A third example of pop injustice is more typical and more recent: Pulp’s ‘Common People’ hit number two in Summer 1995, prevented from climbing higher by two TV actors singing old ballads. A symbol of the chart’s failings? Possibly, but it works just as well as a symbol of Britpop’s failings that its keynote moment was Oasis vs Blur, not Pulp at the top of the charts. Jarvis Cocker’s class-revenge anthem would have made for a happier climax to the flash and play-acting of Britpop, but ‘Country House’ is somehow more appropriate.

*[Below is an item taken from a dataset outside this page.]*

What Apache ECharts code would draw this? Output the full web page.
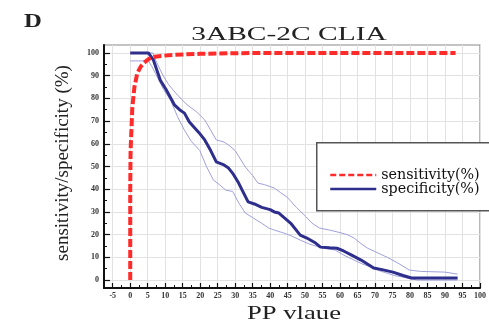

And besides, if we’re consistent in looking at those nearly-made-its, a couple of months later we’d have to throw over ‘Gangsta’s Paradise’ in favour of Meat Loaf’s ‘I’d Lie To You (And That’s The Truth)’.

Only the truly vast-selling No.1 hits have been bought by more than a tiny fraction – a percentile or two at most – of the British population. Summer holidays and Christmasses aside, it’s only in freak instances that the No.1 record has had any relation to a ‘national mood’ or to events outside pop’s preposterous fiefdoms. But as a mirror to the way pop music has developed, the list of No.1s seems to me more revealing than a lot of rock historians would admit or like.